The long road to being gay and Muslim
A newlywed Frenchman wants to prove that "being gay and Muslim is possible" after feeling forced for years to choose between religion and sexuality.
It took Algerian-born Ludovic-Mohamed Zahed (35) two decades to come to terms with himself, but now that he's at peace he's made it his goal to fight Islamophobia and homophobia.
His call comes at a time when France, home to Europe's largest Muslim community, is warming up to gay marriage.
New Prime Minister Jean-Marc Ayrault, who took over after the Socialist victory in June elections ousted their conservative predecessors, promised this month to offer marriage and adoption rights to same-sex couples "in the first quarter of 2013".
Zahed, a PhD student in religious anthropology, married his fellow Muslim partner in South Africa, the continent's only country to recognise same-sex unions. Becoming a spokesperson for the community was a long time in the making, a product of much soul-searching.
"I think homosexuality, whatever one says, is not a choice," he wrote in his memoir Le Coran et la chair, or The Koran and the Flesh, published in March.
"And you'd have to be crazy to choose to be homosexual when you come from my socio-cultural background."
Homosexuality is considered a criminal offence in most Arab states and is "strictly prohibited" by Islam, said Abdallah Zekri, a member of the French Council of the Muslim Faith which acts as an official interlocutor with the French state.
"No imam, unless self-proclaimed, can officiate a gay wedding," he said.
But that did not stop Zahed from following up his 2011 South African nuptials with a symbolic religious marriage officiated by an imam in the Paris suburbs this year.
Although associations for the gay faithful – like David et Jonathan for Christians and Beit Haverim for Jews – have been around for decades in France, until recently there was no group for Muslim gays.

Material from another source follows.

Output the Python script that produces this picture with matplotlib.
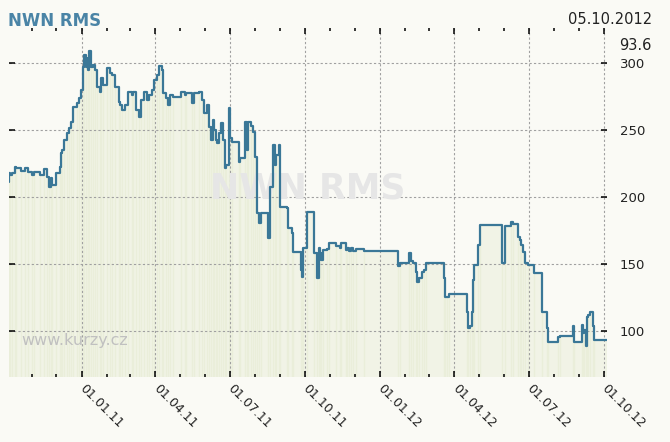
import matplotlib
matplotlib.use("Agg")
import matplotlib.pyplot as plt
import matplotlib.dates as mdates
import pandas as pd

title = "NWN RMS"
last_date_label = "05.10.2012"
last_value_label = "93.6"
watermark_name = "NWN RMS"
watermark_site = "www.kurzy.cz"

dates = [
    "2010-10-03", "2010-10-04", "2010-10-05", "2010-10-07", "2010-10-11", "2010-10-13",
    "2010-10-19", "2010-10-23", "2010-10-27", "2010-11-01", "2010-11-03", "2010-11-11",
    "2010-11-16", "2010-11-19", "2010-11-22", "2010-11-24", "2010-11-25", "2010-12-01",
    "2010-12-05", "2010-12-06", "2010-12-08", "2010-12-10", "2010-12-14", "2010-12-16",
    "2010-12-19", "2010-12-21", "2010-12-26", "2010-12-28", "2010-12-31",
    "2011-01-02", "2011-01-04", "2011-01-06", "2011-01-08", "2011-01-09", "2011-01-10",
    "2011-01-12", "2011-01-15", "2011-01-17", "2011-01-19", "2011-01-23", "2011-01-25",
    "2011-01-27", "2011-02-01", "2011-02-04", "2011-02-07", "2011-02-11", "2011-02-15",
    "2011-02-17", "2011-02-19", "2011-02-23", "2011-02-27", "2011-03-03", "2011-03-05",
    "2011-03-08", "2011-03-12", "2011-03-15", "2011-03-18", "2011-03-22", "2011-03-24",
    "2011-03-28", "2011-03-30", "2011-04-03", "2011-04-06", "2011-04-09", "2011-04-11",
    "2011-04-14", "2011-04-17", "2011-04-19", "2011-04-23", "2011-05-03", "2011-05-07",
    "2011-05-09", "2011-05-16", "2011-05-18", "2011-05-24", "2011-05-28", "2011-05-31",
    "2011-06-03", "2011-06-06", "2011-06-08", "2011-06-10", "2011-06-12", "2011-06-14",
    "2011-06-16", "2011-06-18", "2011-06-21", "2011-06-23", "2011-06-25", "2011-06-27",
    "2011-06-30", "2011-07-02", "2011-07-04", "2011-07-12", "2011-07-14", "2011-07-20",
    "2011-07-22", "2011-07-24", "2011-07-27", "2011-07-30", "2011-08-01", "2011-08-03",
    "2011-08-06", "2011-08-08", "2011-08-17", "2011-08-19", "2011-08-23", "2011-08-25",
    "2011-08-27", "2011-08-30", "2011-09-01", "2011-09-09", "2011-09-11", "2011-09-15",
    "2011-09-17", "2011-09-26", "2011-09-27", "2011-09-29", "2011-10-04", "2011-10-12",
    "2011-10-16", "2011-10-18", "2011-10-20", "2011-10-21", "2011-10-23", "2011-10-28",
    "2011-10-31", "2011-11-08", "2011-11-13", "2011-11-14", "2011-11-20", "2011-11-22",
    "2011-11-24", "2011-11-27", "2011-11-29", "2011-12-03", "2011-12-12",
    "2012-01-23", "2012-01-25", "2012-02-05", "2012-02-08", "2012-02-11", "2012-02-14",
    "2012-02-15", "2012-02-18", "2012-02-21", "2012-02-24", "2012-02-26", "2012-03-19",
    "2012-03-21", "2012-03-23", "2012-03-25", "2012-04-16", "2012-04-18", "2012-04-20",
    "2012-04-23", "2012-04-24", "2012-04-25", "2012-04-30", "2012-05-02", "2012-05-29",
    "2012-06-02", "2012-06-09", "2012-06-12", "2012-06-18", "2012-06-21", "2012-06-22",
    "2012-06-24", "2012-06-26", "2012-06-30", "2012-07-07", "2012-07-17", "2012-07-24",
    "2012-07-25", "2012-08-06", "2012-08-08", "2012-08-24", "2012-08-26", "2012-09-04",
    "2012-09-06", "2012-09-07", "2012-09-09", "2012-09-10", "2012-09-12", "2012-09-14",
    "2012-09-18", "2012-09-19", "2012-10-05",
]

values = [
    211.5, 217.8, 216.5, 218.0, 222.8, 221.8,
    219.8, 222.0, 218.8, 216.5, 219.0, 216.5,
    221.0, 215.3, 207.8, 214.3, 209.1, 217.8,
    222.8, 232.8, 235.2, 242.7, 247.7, 251.4,
    256.4, 267.6, 270.1, 273.9, 280.1,
    297.5, 306.2, 297.5, 303.7, 295.0, 309.2,
    297.5, 298.7, 295.0, 282.5, 278.8, 288.8,
    283.8, 296.3, 292.5, 291.3, 282.5, 271.3,
    268.8, 265.1, 268.8, 278.8, 276.3, 278.8,
    265.1, 259.7, 272.6, 278.8, 272.6, 276.3,
    280.1, 287.5, 291.3, 298.0, 295.0, 277.6,
    273.9, 268.8, 276.3, 275.0, 278.8, 276.3,
    277.6, 270.1, 277.6, 278.8, 272.6, 262.6,
    268.8, 252.6, 242.7, 257.6, 250.2, 242.7,
    240.5, 247.9, 255.2, 242.7, 221.6, 224.0,
    266.4, 244.0, 241.4, 226.5, 229.0, 256.4,
    235.2, 256.4, 253.2, 248.9, 230.2, 187.9,
    180.5, 187.9, 169.3, 207.8, 239.0, 224.0,
    231.5, 239.0, 192.9, 191.7, 176.7, 173.0,
    159.2, 145.6, 140.6, 161.8, 188.7, 158.5,
    139.4, 161.8, 158.3, 153.0, 160.5, 161.0,
    166.0, 163.5, 162.2, 166.0, 160.5, 161.8,
    160.0, 161.8, 160.0, 161.0, 160.0,
    148.6, 150.6, 158.0, 152.3, 150.6, 144.3,
    136.8, 139.4, 144.3, 145.6, 151.0, 139.4,
    125.6, 125.0, 127.6, 114.4, 102.0, 103.7,
    114.4, 138.1, 149.3, 164.3, 179.2, 150.6,
    178.4, 181.7, 180.0, 170.5, 168.0, 164.3,
    159.2, 150.6, 149.3, 143.1, 114.4, 102.0,
    92.0, 95.7, 96.5, 103.7, 92.0, 104.5,
    98.5, 100.8, 89.0, 110.7, 112.0, 114.2,
    103.7, 93.6, 93.6,
]

y_ticks = [100, 150, 200, 250, 300]
y_range = (65.6, 326.4)
x_range = ("2010-10-03 12:00", "2012-10-05")

BG = "#FAFAF5"
LINE = "#3A7797"
FILL = "#F1F3E6"
STRIPE = "#EAEEDA"
GRID = "#A0A0A0"

d = pd.to_datetime(dates)

fig = plt.figure(figsize=(6.7, 4.42), dpi=100, facecolor=BG)
ax = fig.add_axes([0.013, 0.147, 0.893, 0.79], facecolor=BG)

ax.fill_between(d, values, y_range[0], step="post", color=FILL, lw=0, zorder=1)
ax.vlines(d, y_range[0], values, color=STRIPE, lw=1.0, zorder=1.1)
ax.plot(d, values, drawstyle="steps-post", color=LINE, lw=1.6, zorder=3)

ax.set_xlim(pd.Timestamp(x_range[0]), pd.Timestamp(x_range[1]))
ax.set_ylim(*y_range)

for s in ax.spines.values():
    s.set_visible(False)

ax.xaxis.set_major_locator(mdates.MonthLocator(bymonth=[1, 4, 7, 10]))
ax.xaxis.set_minor_locator(mdates.MonthLocator())
ax.xaxis.set_major_formatter(mdates.DateFormatter("%d.%m.%y"))
ax.set_yticks(y_ticks)

ax.grid(True, which="major", color=GRID, lw=0.8, linestyle=(0, (2, 2)), zorder=2)

ax.tick_params(axis="x", which="major", direction="in", length=4, width=1.1,
               color="black", top=True, bottom=True, labelsize=9, pad=7,
               labelcolor="#222222")
ax.tick_params(axis="x", which="minor", direction="in", length=2.5, width=1.1,
               color="black", top=True, bottom=True)
ax.tick_params(axis="y", which="major", direction="in", length=4, width=1.1,
               color="black", left=True, right=True, labelleft=False,
               labelright=True, labelsize=9.5, pad=9, labelcolor="#222222")

for lbl in ax.get_xticklabels():
    lbl.set_rotation(-45)
    lbl.set_ha("left")
    lbl.set_va("center")
    lbl.set_rotation_mode("anchor")

ax.text(0.50, 0.54, watermark_name, transform=ax.transAxes, fontsize=25,
        fontweight="bold", color="#E6E6E6", ha="center", va="center", zorder=2.5)
ax.text(0.021, 0.106, watermark_site, transform=ax.transAxes, fontsize=11.5,
        color="#C0C0C0", ha="left", va="center", zorder=2.5)

fig.text(8 / 670, 1 - 21 / 442, title, fontsize=12, fontweight="bold",
         color="#4A84A6", ha="left", va="center")
fig.text(652 / 670, 1 - 20 / 442, last_date_label, fontsize=10.5,
         color="#222222", ha="right", va="center")
fig.text(652 / 670, 1 - 45 / 442, last_value_label, fontsize=10.5,
         color="#222222", ha="right", va="center")

fig.savefig("out.png", dpi=100, facecolor=BG)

In 2010, Zahed founded Homosexual Muslims in France (HM2F), which counts 270 members.
"To be gay and Muslim is possible," the slender, bespectacled Zahed wrote in his book. "However the road is still long."
I told myself, 'you must choose'
Born in Algeria and raised in a poor neighbourhood of the 17th district in Paris, Zahed displayed early effeminate tendencies, prompting regular beatings from a brother who hoped it would "teach me to be a man".
His father, who sensed Zahed was gay, repeatedly told him he'd prefer to "break my back and bury me alive rather than see me become like that", Zahed said.
Finding refuge in religion, Zahed paid regular visits to Salafists, Muslims who advocate a strict interpretation of Islamic law, when on holiday in Algeria.
But as an adult, his homosexuality bubbled up to the surface. With the sexuality strongly frowned upon by his community, Zahed experienced "great suffering".
"I told myself, 'you must choose' and I violently rejected Islam," he said. "A long spiritual void" followed amid years of unhappiness.
When he came out to his family, his father accepted it, but his mother cried every night for two months and he fell out with his brother.
The turning point came when he was 30 years old: "I no longer looked to hate anyone for anything, but simply to change the discriminatory reactions facing me," he wrote in his book.
'A sensitive issue'
In 2011, Zahed, who is also an Aids activist and has written about himself being HIV positive, met his future husband in South Africa, where they tied the knot in a civil wedding that year.
Gay culture has flourished there since the fall of apartheid – which harshly penalised homosexuality – in 1994, after which South Africa enshrined equal rights in its Constitution and later allowed same-sex couples to marry and adopt.
Other African nations sentence homosexuals to prison, as in Morocco, where homosexuality is punishable by six months to three years in prison, though it's tolerated provided practitioners don't flaunt their difference.
When the pair wed again in a religious ceremony in the Paris suburbs in February, it was a symbolic step that won them threats and insults.